Intrepid camping holiday-makers began coming in the 1920s, although by then Narooma just down the coast was a holiday destination with some pretty classy guest houses. This influx continues: a number of people I meet holiday here for years before they make it their retirement home, and the population swells dramatically over summer.
And then there are the current holiday makers, grabbing the last of the warmth, and me on my mission to visit every beach in the shire.
Dalmeny is the next beach down from Potato Point: to access it take the Tourist Drive turnoff from the Princes Highway about 8 kilometres south of Bodalla, until you reach the caravan park. There’s some confusion about the name. My coastal bible, Beaches of Batemans Bay and the Eurobodalla Coast by Peter and Manuela Henry, calls the northern part Brou Beach with Dalmeny in brackets: and the southern part (where I photographed for this post) Josh’s Beach. Names in this coastal strip seem to be mutable.
For the first time since I came home, I need my spotted gum walking stick as I feel my way down the narrow track to this beach of boulders. It’s like no other beach I’ve seen on my coastline: the rocks are large and chunky, with only occasional patches of sand, shingle, and shell debris. Some are rounded-rectangular, some smooth and eliptoid, some pitted and honeycombed, some patterned with apricot shapes or whitish splotches. Many carry an embedded line that wanders over gaps. Sometimes oyster shells cling to their undersurface, or a dead crab lies orange and exposed. It’s low tide and I clamber cautiously out onto the flatter slabs closer to the sea, where green weed grows luxuriantly and a living crab scuttles for cover.
I return to the track, uneasy through grass. It’s steeper than I remember and paved with elegant interwoven droppings of Norfolk pines. As I walk back towards the car, I realise I’ve edged my way north and staggered up a different track. I walk into a plantation of grand pines, not exactly natives, but providing pleasant deep shade and wonderful bark. My son tells me such trees were used as navigation markers for ships at sea.

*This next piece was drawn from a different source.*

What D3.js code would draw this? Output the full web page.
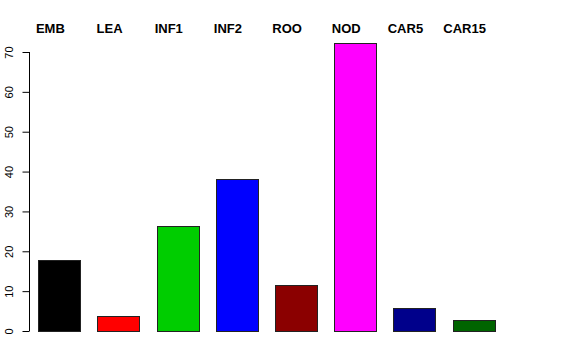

This post is for Jude. Happy birthday!
This week I went beach exploring with an old friend from my early days on the south coast. She was unfamiliar with the coastline north of here, so we headed out to Bingie Bingie Point where we were blown off our feet by a very brisk wind. We retreated to the sheltered Dreamtime Track behind Kelly’s Beach (also known as Bingie Beach North or Meringo Beach) heading for Grey Rocks. We could hear the roar of the sea on one side, and water glimmered through the trees on the other. When we reached Kelly’s Lake, the walking track signpost was up to its knees in tea-coloured water. We negotiated the steep cut-away sand drop, me barefooted for the first time this spring.
The beach was firm and the sun strong. Inviting rocks stood in the gleam of departed waves. Some were clothed in weed, delicate pink fan shapes white-dotted on the end of the fronds. In one of the deep fissures I spotted movement which resolved itself into a large crab, orange, purple, green and fierce-pincered. A shell, covered in garish green moss, drew attention to itself in a pool on top of a rock. In another rock pool were the delicate circles, almost submerged, of sand anemones. The sea had been busy creating its subtle sand patterns tracing its receding flow after full moon tides.
We rambled amongst the tumble of rocks: a tilted flat one like an ancient altar; a smooth vaguely phallus-shaped one; large rounded rectangular ones – tilted, separated by dark crevices and covered with orange lichen; smaller gibbous orbs; rocks with the waxy smoothness and mottled look of marble patched with obsidian-black; a thick band quartz-like band of pink, grey and browny-orange running through speckled grey rock. One day, I’ll know the all their names.
We left the beach pleasantly sun-warmed and rock-tired and reached the car in spitting rain.